Another U.S. diocese has released a set of anti-transgender guidelines for Catholic insititutions, which, among other restrictions, prohibit the use of preferred pronouns and ban certain transition-related medical treatments from being used on church property.
The guidelines, titled “Catechesis and Policy on Questions Concerning Gender Theory,” were released by the Archdiocese of Milwaukee this week. Citing opposition to “gender theory,” the document mandates that “all interactions and policies, parishes, organizations, and institutions are to recognize only a person’s biological sex.”
Among the policies laid out include a ban on the use of preferred pronouns “in speech or in writing” at any diocesan institutions, saying that doing so “opposes the truth of our sexual unity.” Assigned sex (the sex category on a birth certificate) is to be used as the basis for determining a person’s involvement in all gender-differentiated facilities, dress codes, athletic or extracurricular activities, or institutions, like schools.
Although other dioceses have already implemented similar policies, one new development in these guidelines is a prohibition on certain medical treatments that transgender people might use as part of transitioning. The policy reads, in part:
“No person is permitted to have on-site or to distribute any medications for the purpose of gender reassignment [sic]. Also, students and those entrusted to the care of the Church are not permitted to take ‘puberty blockers,’ even if self-administered, on parish or school property, with the purpose of a potential or actual ‘gender reassignment.'”
At the conclusion of the policies, there is a single line about church institutions and organizations taking steps to “avoid bullying and to protect the integrity of those who may express tension or concerns about their biological sex.”
According to Archbishop Jerome Listecki, the leader of the Archdiocese of Milwaukee, the policy applies “but is not limited to, all Church employees, personnel, volunteers, and those entrusted to the care of the Church.”
The guidelines were developed by an Ad Hoc Committee of the Archdiocesan Healthcare and Bioethics Committee led by Fr. Javier Bustos. The documents sources include the writings of Pope Francis and his immediate predecessors, the Vatican Congregation for Catholic Education’s gender identity instruction, and the anti-transgender policy of the Diocese of Arlington.

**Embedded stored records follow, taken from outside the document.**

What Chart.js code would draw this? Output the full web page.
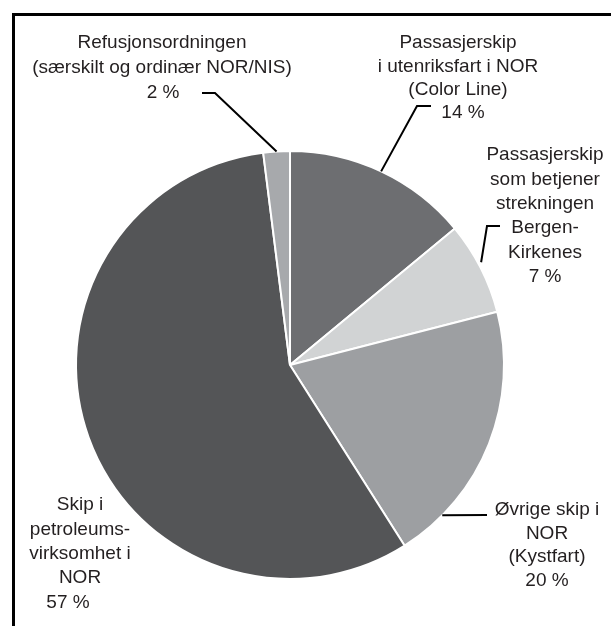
<!DOCTYPE html>
<html>
<head>
<meta charset="utf-8">
<script src="https://cdn.jsdelivr.net/npm/chart.js@4"></script>
<style>
  html, body { margin: 0; padding: 0; background: #fff; }
  #wrap { position: relative; width: 611px; height: 626px; }
</style>
</head>
<body>
<div id="wrap"><canvas id="pie" width="611" height="626"></canvas></div>
<script>
// categories, clockwise from 12 o'clock
const categories = [
  ['Passasjerskip', 'i utenriksfart i NOR', '(Color Line)'],
  ['Passasjerskip', 'som betjener', 'strekningen', 'Bergen-', 'Kirkenes'],
  ['Øvrige skip i', 'NOR', '(Kystfart)'],
  ['Skip i', 'petroleums-', 'virksomhet i', 'NOR'],
  ['Refusjonsordningen', '(særskilt og ordinær NOR/NIS)'],
];
const shares = [14, 7, 20, 57, 2];
const sliceColors = ['#6d6e71', '#d1d3d4', '#9d9fa2', '#545557', '#a7a9ac'];

// where each label sits and how its leader line runs
const labelLayout = [
  { x: 458, y: 43, step: 23.3, pctDx: 5, line: { frac: 0.5, pts: [[417, 106], [431, 106]] } },
  { x: 545, y: 155, step: 24.4, pctDx: 0, line: { frac: 0.45, out: 3, pts: [[487, 226], [500, 226]] } },
  { x: 547, y: 510, step: 23.5, pctDx: 0, line: { frac: 0.82, out: 0, pts: [[487, 515]] } },
  { x: 80, y: 505, step: 24.4, pctDx: -12, line: null },
  { x: 162, y: 43, step: 25, pctDx: 1, line: { frac: 0.5, pts: [[215, 93], [202, 93]] } },
];

const labelPlugin = {
  id: 'leaderLabels',
  beforeDraw(chart) {
    const ctx = chart.ctx;
    ctx.save();
    ctx.fillStyle = '#000';
    ctx.fillRect(12, 13, 3, chart.height);
    ctx.fillRect(12, 13, chart.width, 3);
    ctx.restore();
  },
  afterDraw(chart) {
    const ctx = chart.ctx;
    const arcs = chart.getDatasetMeta(0).data;
    ctx.save();
    ctx.strokeStyle = '#000';
    ctx.lineWidth = 2;
    labelLayout.forEach((lay, i) => {
      if (lay.line) {
        const a = arcs[i];
        const ang = a.startAngle + (a.endAngle - a.startAngle) * lay.line.frac;
        const r = a.outerRadius + (lay.line.out || 0);
        ctx.beginPath();
        ctx.moveTo(a.x + Math.cos(ang) * r, a.y + Math.sin(ang) * r);
        lay.line.pts.forEach(p => ctx.lineTo(p[0], p[1]));
        ctx.stroke();
      }
      ctx.fillStyle = '#231f20';
      ctx.font = '19px "Liberation Sans", Arial, sans-serif';
      ctx.textAlign = 'center';
      ctx.textBaseline = 'middle';
      const lines = categories[i];
      lines.forEach((t, k) => ctx.fillText(t, lay.x, lay.y + k * lay.step));
      ctx.fillText(shares[i] + ' %', lay.x + lay.pctDx, lay.y + lines.length * lay.step);
    });
    ctx.restore();
  },
};

new Chart(document.getElementById('pie'), {
  type: 'pie',
  data: {
    labels: categories.map(c => c.join(' ')),
    datasets: [{
      data: shares,
      backgroundColor: sliceColors,
      borderColor: '#ffffff',
      borderWidth: 2,
    }],
  },
  options: {
    responsive: false,
    animation: false,
    layout: { padding: { left: 75, right: 106, top: 150, bottom: 46 } },
    plugins: { legend: { display: false }, tooltip: { enabled: false } },
  },
  plugins: [labelPlugin],
});
</script>
</body>
</html>
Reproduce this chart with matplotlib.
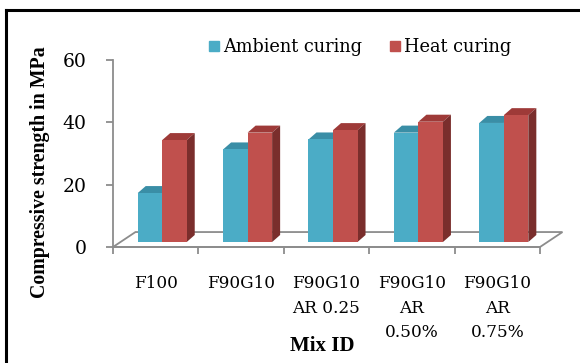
import numpy as np
import matplotlib
matplotlib.use('Agg')
import matplotlib.pyplot as plt
from matplotlib.patches import Polygon
from matplotlib.lines import Line2D

# datos
mezclas = ['F100', 'F90G10', 'F90G10\nAR 0.25', 'F90G10\nAR\n0.50%', 'F90G10\nAR\n0.75%']
ambiente = [15.7, 29.7, 32.9, 35.1, 38.2]
calor = [32.7, 35.1, 35.9, 38.6, 40.7]
series = ['Ambient curing', 'Heat curing']

# colores tipo excel
c_amb = '#4BACC6'
c_amb_top = '#3A8EA6'
c_cal = '#C0504D'
c_cal_top = '#9E3A38'
c_cal_lado = '#7A2E2C'
gris = '#8C8C8C'

fig = plt.figure(figsize=(5.8, 3.63), dpi=100)
ax = fig.add_axes([113/580, 1 - 247/363, 427/580, 187/363])

n = len(mezclas)
x = np.arange(n)
ancho = 0.287
corr = 0.076      # desplazamiento por profundidad
base = 1.6
dx, dy = 0.094, 2.25     # profundidad de cada barra
fdx, fdy = 0.263, 4.8    # profundidad del piso

# piso
piso = Polygon([(-0.5, 0), (n - 0.5, 0), (n - 0.5 + fdx, fdy), (-0.5 + fdx, fdy)],
               closed=True, facecolor='white', edgecolor=gris, lw=1.3, clip_on=False, zorder=1)
ax.add_patch(piso)

xa = x + corr - ancho / 2
xc = x + corr + ancho / 2
ax.bar(xa, ambiente, ancho, bottom=base, color=c_amb, zorder=3, edgecolor='none')
ax.bar(xc, calor, ancho, bottom=base, color=c_cal, zorder=3, edgecolor='none')

for i in range(n):
    # tapa ambiente
    x0 = xa[i] - ancho / 2
    y0 = base + ambiente[i]
    ax.add_patch(Polygon([(x0, y0), (x0 + ancho, y0), (x0 + ancho + dx, y0 + dy), (x0 + dx, y0 + dy)],
                         facecolor=c_amb_top, edgecolor='none', zorder=2, clip_on=False))
    # tapa y lado calor
    x1 = xc[i] - ancho / 2
    y1 = base + calor[i]
    ax.add_patch(Polygon([(x1, y1), (x1 + ancho, y1), (x1 + ancho + dx, y1 + dy), (x1 + dx, y1 + dy)],
                         facecolor=c_cal_top, edgecolor='none', zorder=2, clip_on=False))
    ax.add_patch(Polygon([(x1 + ancho, base), (x1 + ancho, y1), (x1 + ancho + dx, y1 + dy), (x1 + ancho + dx, base + dy)],
                         facecolor=c_cal_lado, edgecolor='none', zorder=2, clip_on=False))

ax.set_xlim(-0.5, n - 0.5)
ax.set_ylim(0, 60)
ax.set_yticks([0, 20, 40, 60])
ax.set_xticks(np.arange(n + 1) - 0.5)
ax.set_xticklabels([])
ax.set_xticks(x, minor=True)
ax.set_xticklabels(mezclas, minor=True, fontfamily='DejaVu Serif', fontsize=12.2, linespacing=1.6)
ax.tick_params(axis='x', which='minor', length=0, pad=20)
ax.tick_params(axis='x', which='major', length=5, color=gris, width=1.3)
ax.tick_params(axis='y', length=5, color=gris, width=1.3, pad=14)
for t in ax.get_yticklabels():
    t.set_fontfamily('DejaVu Serif')
    t.set_fontsize(13.5)

for s in ['top', 'right']:
    ax.spines[s].set_visible(False)
for s in ['left', 'bottom']:
    ax.spines[s].set_color(gris)
    ax.spines[s].set_linewidth(1.3)
ax.patch.set_alpha(0)

fig.text(40/580, 1 - 172/363, 'Compressive strength in MPa', rotation=90, ha='center', va='center',
         fontfamily='Liberation Serif', fontweight='bold', fontsize=14.3)
fig.text(322/580, 1 - 346/363, 'Mix ID', ha='center', va='center',
         fontfamily='Liberation Serif', fontweight='bold', fontsize=15)

manejadores = [Line2D([], [], marker='s', ls='none', color=c_amb, markersize=7),
               Line2D([], [], marker='s', ls='none', color=c_cal, markersize=7)]
fig.legend(manejadores, series, loc='center', bbox_to_anchor=(360/580, 1 - 47/363), ncol=2, frameon=False,
           prop={'family': 'DejaVu Serif', 'size': 12.8}, handlelength=0.6, handletextpad=0.25,
           columnspacing=1.5)

# marco
fig.add_artist(Line2D([6/580, 1], [1 - 10/363, 1 - 10/363], color='black', lw=2.2))
fig.add_artist(Line2D([6/580, 6/580], [0, 1 - 10/363], color='black', lw=2.2))

fig.savefig('out.png', dpi=100)
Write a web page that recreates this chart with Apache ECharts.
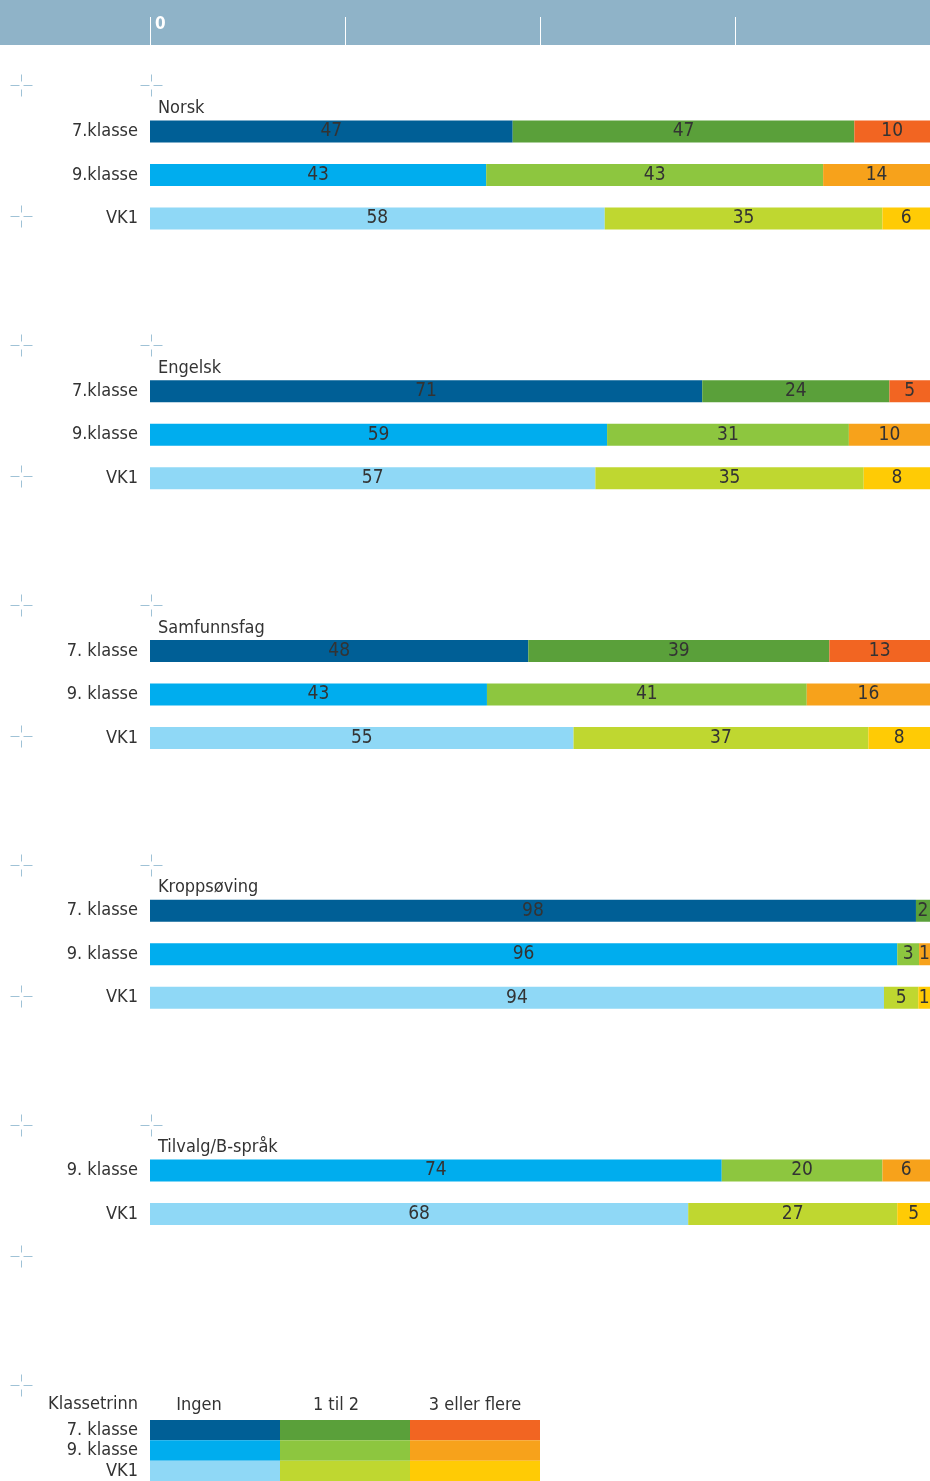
<!DOCTYPE html>
<html>
<head>
<meta charset="utf-8">
<script src="https://cdn.jsdelivr.net/npm/echarts@6/dist/echarts.min.js"></script>
<style>
  html, body { margin: 0; padding: 0; background: #fff; }
  #chart { width: 930px; height: 1481px; }
</style>
</head>
<body>
<div id="chart"></div>
<script>
// fag og klassetrinn
var fag = ['Norsk', 'Engelsk', 'Samfunnsfag', 'Kroppsøving', 'Tilvalg/B-språk'];
var trinn = [
  ['7.klasse', '9.klasse', 'VK1'],
  ['7.klasse', '9.klasse', 'VK1'],
  ['7. klasse', '9. klasse', 'VK1'],
  ['7. klasse', '9. klasse', 'VK1'],
  ['9. klasse', 'VK1']
];
// stolpelengder (prosent, lest av bildet)
var ingen = [[46.5, 43.1, 58.3], [70.8, 58.6, 57.1], [48.5, 43.2, 54.3], [98.2, 95.8, 94.1], [73.3, 69.0]];
var enTilTo = [[43.8, 43.2, 35.6], [24.0, 31.0, 34.4], [38.6, 41.0, 37.8], [1.8, 2.8, 4.4], [20.6, 26.8]];
var treEllerFlere = [[9.7, 13.7, 6.1], [5.2, 10.4, 8.5], [12.9, 15.8, 7.9], [0, 1.4, 1.5], [6.1, 4.2]];
// tall som står skrevet i stolpene
var tallIngen = [[47, 43, 58], [71, 59, 57], [48, 43, 55], [98, 96, 94], [74, 68]];
var tallEnTilTo = [[47, 43, 35], [24, 31, 35], [39, 41, 37], [2, 3, 5], [20, 27]];
var tallTre = [[10, 14, 6], [5, 10, 8], [13, 16, 8], [null, 1, 1], [6, 5]];
// forklaring
var kategorier = ['Ingen', '1 til 2', '3 eller flere'];
var forklaringTrinn = ['7. klasse', '9. klasse', 'VK1'];
var skalaTikk = [0, 25, 50, 75];

// farger: rad = trinn (7, 9, VK1), kolonne = kategori
var farger = [
  ['#005f96', '#5aa03a', '#f26522'],
  ['#00adee', '#8dc63f', '#f7a21b'],
  ['#8fd8f6', '#bfd730', '#ffcb05']
];
var font = "'DejaVu Sans Condensed', 'Liberation Sans', sans-serif";
var tekstFarge = '#333';

var chart = echarts.init(document.getElementById('chart'));

function radNr(navn) {
  if (navn.charAt(0) == '7') return 0;
  if (navn.charAt(0) == '9') return 1;
  return 2;
}

var grid = [], xAxis = [], yAxis = [], series = [], title = [], graphic = [];

// toppfelt
graphic.push({ type: 'rect', shape: { x: 0, y: 0, width: 930, height: 45 }, style: { fill: '#8fb3c8' }, z: -1 });
grid.push({ left: 150, right: 0, top: 45, height: 1 });
xAxis.push({
  gridIndex: 0, type: 'value', min: 0, max: 100, position: 'top',
  axisLine: { show: false }, splitLine: { show: false },
  axisTick: { show: true, length: 28, customValues: skalaTikk, lineStyle: { color: '#fff', width: 1 } },
  axisLabel: { customValues: [0], color: '#fff', fontWeight: 'bold', fontFamily: font, fontSize: 17, align: 'left', margin: 12, padding: [0, 0, 0, 5] }
});
yAxis.push({ gridIndex: 0, type: 'category', data: [''], show: false });
series.push({ type: 'scatter', xAxisIndex: 0, yAxisIndex: 0, data: [] });

// trådkors
function kors(cx, cy) {
  var c = '#9fc2d6';
  cx += 0.5; cy += 0.5;
  [[cx - 11, cy, cx - 2, cy], [cx + 2, cy, cx + 11, cy], [cx, cy - 11, cx, cy - 4], [cx, cy + 4, cx, cy + 11]].forEach(function (l) {
    graphic.push({ type: 'line', shape: { x1: l[0], y1: l[1], x2: l[2], y2: l[3] }, style: { stroke: c, lineWidth: 1 }, silent: true });
  });
}

var bandH = 43.5;
for (var i = 0; i < fag.length; i++) {
  var midt = 131.5 + 259.75 * i;
  var g = i + 1;
  var n = trinn[i].length;
  grid.push({ left: 150, right: 0, top: midt - bandH / 2, height: n * bandH });
  xAxis.push({ gridIndex: g, type: 'value', min: 0, max: 100, show: false });
  yAxis.push({
    gridIndex: g, type: 'category', inverse: true, data: trinn[i],
    axisLine: { show: false }, axisTick: { show: false },
    axisLabel: { fontSize: 18, fontFamily: font, color: tekstFarge, margin: 12, padding: [3, 0, 0, 0] }
  });
  title.push({
    text: fag[i], left: 158, top: midt - 32, padding: 0,
    textStyle: { fontSize: 18, fontWeight: 'normal', fontFamily: font, color: tekstFarge }
  });
  var verdier = [ingen[i], enTilTo[i], treEllerFlere[i]];
  var tall = [tallIngen[i], tallEnTilTo[i], tallTre[i]];
  for (var k = 0; k < 3; k++) {
    (function (t) {
      series.push({
        type: 'bar', stack: 'fag' + i, xAxisIndex: g, yAxisIndex: g, barWidth: 22,
        data: verdier[k].map(function (v, j) {
          return { value: v, itemStyle: { color: farger[radNr(trinn[i][j])][k] } };
        }),
        label: {
          show: true, position: 'inside', fontSize: 19, fontFamily: font, color: tekstFarge,
          formatter: function (p) { return t[p.dataIndex] == null ? '' : String(t[p.dataIndex]); }
        },
        silent: true
      });
    })(tall[k]);
  }
  var korsY = 85 + 260 * i;
  kors(21, korsY);
  kors(151, korsY);
  kors(21, korsY + 131);
}
kors(21, 1385);

// forklaring
var fg = grid.length;
var flytt = [32, 18, 0]; // overskriftene står litt til venstre for kolonnemidten
grid.push({ left: 150, width: 390, top: 1420, height: 61 });
xAxis.push({ gridIndex: fg, type: 'value', min: 0, max: 3, show: false });
xAxis.push({
  gridIndex: fg, type: 'category', position: 'top', data: kategorier,
  axisLine: { show: false }, axisTick: { show: false },
  axisLabel: {
    interval: 0, fontSize: 18, fontFamily: font, color: tekstFarge, margin: 6,
    formatter: function (v, idx) { return '{k' + idx + '|' + v + '}'; },
    rich: {
      k0: { fontSize: 18, fontFamily: font, color: tekstFarge, padding: [0, flytt[0], 0, 0] },
      k1: { fontSize: 18, fontFamily: font, color: tekstFarge, padding: [0, flytt[1], 0, 0] },
      k2: { fontSize: 18, fontFamily: font, color: tekstFarge, padding: [0, flytt[2], 0, 0] }
    }
  }
});
yAxis.push({
  gridIndex: fg, type: 'category', inverse: true, data: forklaringTrinn,
  axisLine: { show: false }, axisTick: { show: false },
  axisLabel: { interval: 0, fontSize: 18, fontFamily: font, color: tekstFarge, margin: 12, padding: [9, 0, 0, 0] }
});
kategorier.forEach(function (kat, k) {
  series.push({
    type: 'bar', stack: 'forklaring', xAxisIndex: xAxis.length - 2, yAxisIndex: yAxis.length - 1,
    barWidth: '100%',
    data: forklaringTrinn.map(function (tr, j) { return { value: 1, itemStyle: { color: farger[j][k] } }; }),
    silent: true
  });
});
graphic.push({
  type: 'text', right: 930 - 138, top: 1395,
  style: { text: 'Klassetrinn', fontSize: 18, fontFamily: font, fill: tekstFarge, textAlign: 'right' }
});

chart.setOption({
  animation: false,
  backgroundColor: '#fff',
  title: title,
  grid: grid,
  xAxis: xAxis,
  yAxis: yAxis,
  series: series,
  graphic: graphic
});
window.onresize = function () { chart.resize(); };
</script>
</body>
</html>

The Archdiocese of Milwaukee joins the growing number of U.S. diocese that have issued anti-transgender policies in the past two years, including Marquette, Arlington, Lansing, St. Louis, Indianapolis, and Springfield, Illinois. In addition, Archbishop Listecki previously called for “special vigilance” to prevent trans men from entering seminaries, suggesting that invasive medical exams could be part of the screening process.
While not limited to youth, such policies disproportionately impact gender-diverse young people in Catholic education and parish life, and do so in period of particular vulnerability for them. By not referencing any scientific literature on gender, the Archdiocese of Milwaukee does not qualify as any sort of authority on transition-related healthcare. By ignoring what science and medicine reveal about the best ways to care for trans youth, Archbishop Listecki and his staff are endangering the safety of children and adults.